• _Written instruction_
Copy each line that contains the string "this".

# start of Data to use

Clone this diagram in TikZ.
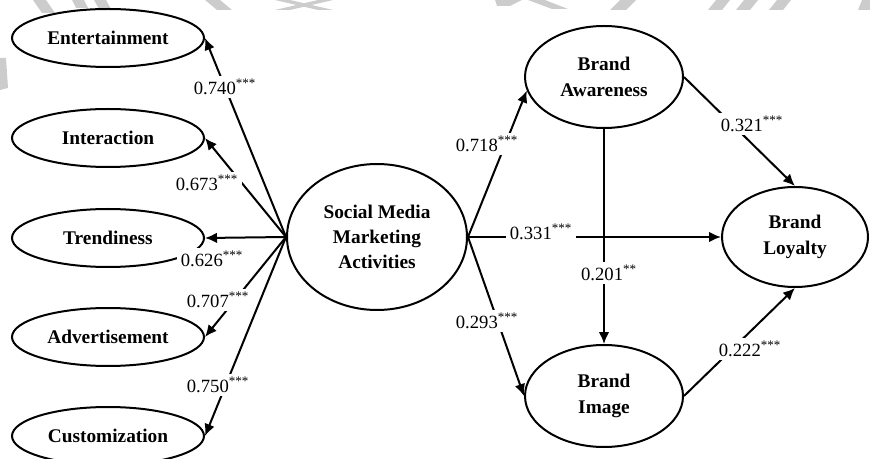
\documentclass[tikz,border=0pt]{standalone}
\usepackage{fontspec}
\setmainfont{Liberation Serif}
\usetikzlibrary{shapes.geometric,arrows.meta}
\begin{document}
\begin{tikzpicture}[x=0.75pt,y=-0.75pt,
  lat/.style={ellipse,draw,line width=1.5pt,font=\fontsize{14.5}{19}\selectfont\bfseries,align=center,inner sep=0pt},
  ind/.style={lat,minimum width=144pt,minimum height=43.5pt},
  brand/.style={lat,minimum width=118.5pt,minimum height=76.5pt},
  conn/.style={line width=1.5pt,-{Latex[length=9pt,width=8pt]}},
  coef/.style={fill=white,inner xsep=3pt,inner ysep=2pt,font=\fontsize{14}{16}\selectfont},
  wm/.style={fill=black!20,draw=none}
]
\useasboundingbox (0,0) rectangle (870,459);
% faint watermark fragments
\fill[wm] (33,0) -- (46,0) -- (55,13) -- (42,13) -- cycle;
\fill[wm] (72,0) -- (84,0) -- (88,8) -- (76,8) -- cycle;
\fill[wm] (94,0) -- (106,0) -- (111,9) -- (99,9) -- cycle;
\fill[wm] (205,0) -- (220,0) -- (232,10) -- (217,10) -- cycle;
\fill[wm] (275,0) -- (290,0) -- (333,10) -- (318,10) -- cycle;
\fill[wm] (318,0) -- (333,0) -- (290,10) -- (275,10) -- cycle;
\fill[wm] (495,0) -- (522,0) -- (510,6) -- (497,6) -- cycle;
\fill[wm] (528,0) -- (545,0) -- (568,9) -- (552,9) -- cycle;
\fill[wm] (620,0) -- (636,0) -- (626,10) -- (610,10) -- cycle;
\fill[wm] (716,0) -- (730,0) -- (722,10) -- (708,10) -- cycle;
\fill[wm] (744,0) -- (758,0) -- (750,10) -- (736,10) -- cycle;
\fill[wm] (777,0) -- (791,0) -- (783,10) -- (769,10) -- cycle;
\fill[wm] (862,0) -- (870,0) -- (870,10) -- (858,10) -- cycle;
\fill[wm] (0,58) -- (6,58) -- (8,88) -- (0,90) -- cycle;

% indicator constructs
\node[ind] (ent) at (108,38) {Entertainment};
\node[ind] (int) at (108,138) {Interaction};
\node[ind] (tre) at (108,238) {Trendiness};
\node[ind] (adv) at (108,337) {Advertisement};
\node[ind] (cus) at (108,436) {Customization};

% main constructs
\node[lat,minimum width=135pt,minimum height=109.5pt] (smma) at (377,237) {Social Media\\Marketing\\Activities};
\node[brand] (ba) at (604,77) {Brand\\Awareness};
\node[brand] (bi) at (604,396) {Brand\\Image};
\node[lat,minimum width=109.5pt,minimum height=75pt] (bl) at (795,237) {Brand\\Loyalty};

% connectors
\draw[conn] (smma.west) -- (ent.east);
\draw[conn] (smma.west) -- (int.east);
\draw[conn] (smma.west) -- (tre.east);
\draw[conn] (smma.west) -- (adv.east);
\draw[conn] (smma.west) -- (cus.east);
\draw[conn] (smma.east) -- (ba.190);
\draw[conn] (smma.east) -- (bl.west);
\draw[conn] (smma.east) -- (bi.west);
\draw[conn] (ba.east) -- (bl.north);
\draw[conn] (ba.south) -- (bi.north);
\draw[conn] (bi.east) -- (bl.south);

% coefficients
\node[coef] (c1) at (225,87) {0.740\textsuperscript{***}};
\node[coef] (c2) at (207,183) {0.673\textsuperscript{***}};
\node[coef] (c3) at (212,259) {0.626\textsuperscript{***}};
\node[coef] (c4) at (218,300) {0.707\textsuperscript{***}};
\node[coef] (c5) at (218,385) {0.750\textsuperscript{***}};
\node[coef] (c6) at (487,144) {0.718\textsuperscript{***}};
\node[coef] (c7) at (541,232) {0.331\textsuperscript{***}};
\node[coef] (c8) at (487,321) {0.293\textsuperscript{***}};
\node[coef] (c9) at (609,273) {0.201\textsuperscript{**}};
\node[coef] (c10) at (752,124) {0.321\textsuperscript{***}};
\node[coef] (c11) at (750,349) {0.222\textsuperscript{***}};
\end{tikzpicture}
\end{document}
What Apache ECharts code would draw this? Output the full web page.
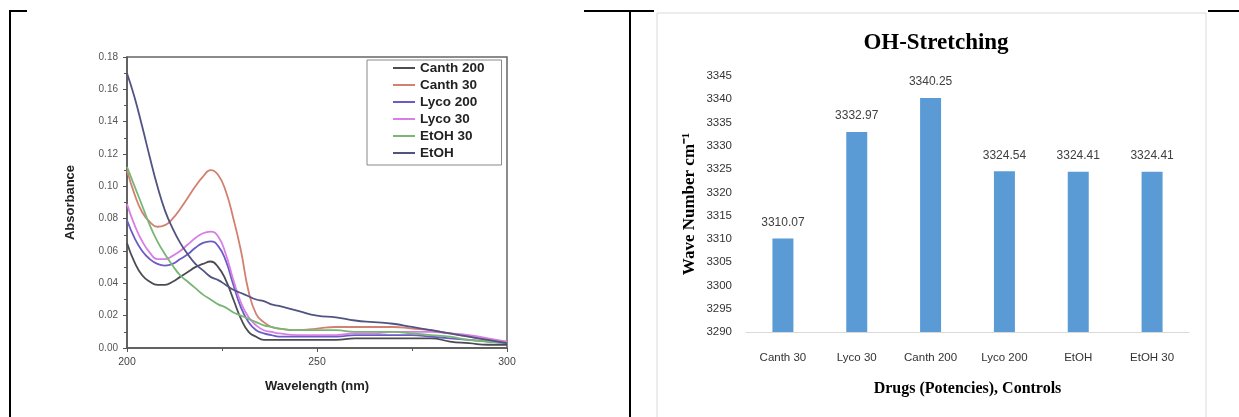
<!DOCTYPE html>
<html>
<head>
<meta charset="utf-8">
<script src="https://cdn.jsdelivr.net/npm/echarts@6/dist/echarts.min.js"></script>
<style>
  html, body { margin: 0; padding: 0; background: #fff; }
  #main { width: 1239px; height: 417px; }
</style>
</head>
<body>
<div id="main"></div>
<script>
// left panel: UV spectra
var wavelengths = [200,202,204,206,208,210,212,214,216,218,220,222,224,226,228,230,232,234,236,238,240,245,250,255,260,265,270,275,280,285,290,295,300]
var canth200 = [0.065,0.053,0.045,0.041,0.039,0.039,0.041,0.044,0.047,0.050,0.052,0.0535,0.050,0.042,0.030,0.018,0.010,0.007,0.005,0.005,0.005,0.005,0.005,0.005,0.006,0.006,0.006,0.006,0.006,0.004,0.003,0.002,0.002]
var canth30 = [0.110,0.095,0.084,0.078,0.075,0.076,0.080,0.086,0.093,0.100,0.106,0.110,0.107,0.097,0.080,0.060,0.035,0.021,0.016,0.013,0.012,0.011,0.012,0.013,0.013,0.013,0.013,0.012,0.011,0.009,0.007,0.005,0.004]
var lyco200 = [0.079,0.068,0.060,0.055,0.052,0.051,0.052,0.055,0.058,0.062,0.065,0.066,0.063,0.054,0.039,0.025,0.016,0.011,0.009,0.008,0.007,0.007,0.007,0.007,0.008,0.008,0.008,0.008,0.007,0.006,0.005,0.004,0.003]
var lyco30 = [0.089,0.076,0.066,0.059,0.055,0.055,0.057,0.060,0.064,0.068,0.071,0.072,0.069,0.058,0.042,0.028,0.019,0.014,0.011,0.010,0.009,0.008,0.008,0.008,0.009,0.009,0.010,0.010,0.010,0.009,0.008,0.006,0.004]
var etoh30 = [0.112,0.100,0.088,0.076,0.066,0.058,0.051,0.045,0.041,0.037,0.033,0.030,0.027,0.025,0.022,0.020,0.018,0.016,0.014,0.013,0.012,0.011,0.011,0.011,0.010,0.010,0.010,0.009,0.008,0.007,0.005,0.004,0.003]
var etoh = [0.170,0.155,0.137,0.118,0.100,0.085,0.074,0.065,0.058,0.052,0.048,0.044,0.042,0.039,0.036,0.034,0.032,0.030,0.029,0.027,0.026,0.023,0.020,0.019,0.017,0.016,0.015,0.013,0.011,0.009,0.007,0.005,0.003]

var lineNames = ['Canth 200','Canth 30','Lyco 200','Lyco 30','EtOH 30','EtOH']
var lineValues = [canth200,canth30,lyco200,lyco30,etoh30,etoh]
var lineColors = ['#4b4b52','#d2806f','#6a5cc4','#d77fe4','#79b676','#4f5483']

// right panel: OH stretching
var drugs = ['Canth 30','Lyco 30','Canth 200','Lyco 200','EtOH','EtOH 30']
var waveNumbers = [3310.07,3332.97,3340.25,3324.54,3324.41,3324.41]

function pairs(xs, ys){
	var out = []
	for(var i=0;i<xs.length;i++){
		out.push([xs[i],ys[i]])
	}
	return out
}

var chart = echarts.init(document.getElementById('main'))

var series = []
for(var i=0;i<lineNames.length;i++){
	series.push({
		name: lineNames[i],
		type: 'line',
		xAxisIndex: 0,
		yAxisIndex: 0,
		smooth: 0.5,
		showSymbol: false,
		symbol: 'none',
		lineStyle: { width: 1.8, color: lineColors[i] },
		itemStyle: { color: lineColors[i] },
		data: pairs(wavelengths, lineValues[i])
	})
}
series.push({
	name: 'OH-Stretching',
	type: 'bar',
	xAxisIndex: 1,
	yAxisIndex: 1,
	barWidth: 21,
	itemStyle: { color: '#5b9bd5' },
	label: {
		show: true,
		position: 'top',
		distance: 10,
		fontFamily: 'Liberation Sans, sans-serif',
		fontSize: 12,
		color: '#404040',
		formatter: function(p){ return p.value.toFixed(2) }
	},
	data: waveNumbers
})

var option = {
	animation: false,
	backgroundColor: '#fff',
	title: {
		text: 'OH-Stretching',
		left: 931,
		textAlign: 'center',
		top: 27,
		textStyle: { fontFamily: 'Liberation Serif, serif', fontWeight: 'bold', fontSize: 23, color: '#000' }
	},
	legend: {
		data: lineNames,
		orient: 'vertical',
		left: 367,
		top: 60,
		padding: [1, 17, 5, 26],
		itemGap: 3,
		itemWidth: 22,
		itemHeight: 2,
		icon: 'rect',
		borderColor: '#888',
		borderWidth: 1,
		textStyle: { fontFamily: 'Liberation Sans, Arial, sans-serif', fontWeight: 'bold', fontSize: 13.5, lineHeight: 14, color: '#222' }
	},
	grid: [
		{ left: 127, top: 57, width: 380, height: 291, show: true, borderColor: '#666', borderWidth: 1.5 },
		{ left: 746, top: 76, width: 443, height: 256 }
	],
	xAxis: [
		{
			gridIndex: 0,
			type: 'value',
			min: 200, max: 300, interval: 50,
			name: 'Wavelength (nm)',
			nameLocation: 'middle',
			nameGap: 32,
			nameTextStyle: { fontFamily: 'Liberation Sans, Arial, sans-serif', fontWeight: 'bold', fontSize: 13, color: '#222' },
			axisLine: { lineStyle: { color: '#555', width: 1.5 } },
			axisTick: { show: true, inside: false, length: 4, lineStyle: { color: '#555' } },
			minorTick: { show: true, splitNumber: 2, length: 3, lineStyle: { color: '#555' } },
			splitLine: { show: false },
			axisLabel: { margin: 9, fontFamily: 'Liberation Sans, Arial, sans-serif', fontSize: 10.5, color: '#444' }
		},
		{
			gridIndex: 1,
			type: 'category',
			data: drugs,
			name: 'Drugs (Potencies), Controls',
			nameLocation: 'middle',
			nameGap: 49,
			nameTextStyle: { fontFamily: 'Liberation Serif, serif', fontWeight: 'bold', fontSize: 16, color: '#000' },
			axisLine: { lineStyle: { color: '#d9d9d9', width: 1 } },
			axisTick: { show: false },
			axisLabel: { margin: 20, fontFamily: 'Liberation Sans, sans-serif', fontSize: 11.5, color: '#333' }
		}
	],
	yAxis: [
		{
			gridIndex: 0,
			type: 'value',
			min: 0, max: 0.18, interval: 0.02,
			name: 'Absorbance',
			nameLocation: 'middle',
			nameGap: 50,
			nameTextStyle: { fontFamily: 'Liberation Sans, Arial, sans-serif', fontWeight: 'bold', fontSize: 13, color: '#222' },
			axisLine: { show: true, lineStyle: { color: '#555', width: 1.5 } },
			axisTick: { show: true, inside: false, length: 4, lineStyle: { color: '#555' } },
			minorTick: { show: true, splitNumber: 2, length: 3, lineStyle: { color: '#555' } },
			splitLine: { show: false },
			axisLabel: { margin: 9, fontFamily: 'Liberation Sans, Arial, sans-serif', fontSize: 10, color: '#555',
				formatter: function(v){ return v.toFixed(2) } }
		},
		{
			gridIndex: 1,
			type: 'value',
			min: 3290, max: 3345, interval: 5,
			name: 'Wave Number cm\u207B\u00B9',
			nameLocation: 'middle',
			nameGap: 48,
			nameTextStyle: { fontFamily: 'Liberation Serif, serif', fontWeight: 'bold', fontSize: 17, color: '#000' },
			axisLine: { show: false },
			axisTick: { show: false },
			splitLine: { show: false },
			axisLabel: { margin: 14, fontFamily: 'Liberation Sans, sans-serif', fontSize: 11.5, color: '#333',
				formatter: function(v){ return String(v) } }
		}
	],
	graphic: [
		// table frame lines
		{ type: 'line', shape: { x1: 9, y1: 11, x2: 27, y2: 11 }, style: { stroke: '#000', lineWidth: 2 } },
		{ type: 'line', shape: { x1: 10, y1: 11, x2: 10, y2: 417 }, style: { stroke: '#000', lineWidth: 2 } },
		{ type: 'line', shape: { x1: 584, y1: 11, x2: 654, y2: 11 }, style: { stroke: '#000', lineWidth: 2 } },
		{ type: 'line', shape: { x1: 630, y1: 11, x2: 630, y2: 417 }, style: { stroke: '#000', lineWidth: 2 } },
		{ type: 'line', shape: { x1: 1208, y1: 11, x2: 1239, y2: 11 }, style: { stroke: '#000', lineWidth: 2 } },
		// chart area border on the right panel
		{ type: 'rect', shape: { x: 657, y: 13, width: 549, height: 420 }, style: { fill: 'none', stroke: '#d9d9d9', lineWidth: 1 }, z: -1 }
	],
	series: series
}

chart.setOption(option)
</script>
</body>
</html>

# end of Data to use

• _Answer in full_
Clone this diagram in TikZ.
What Apache ECharts code would draw this? Output the full web page.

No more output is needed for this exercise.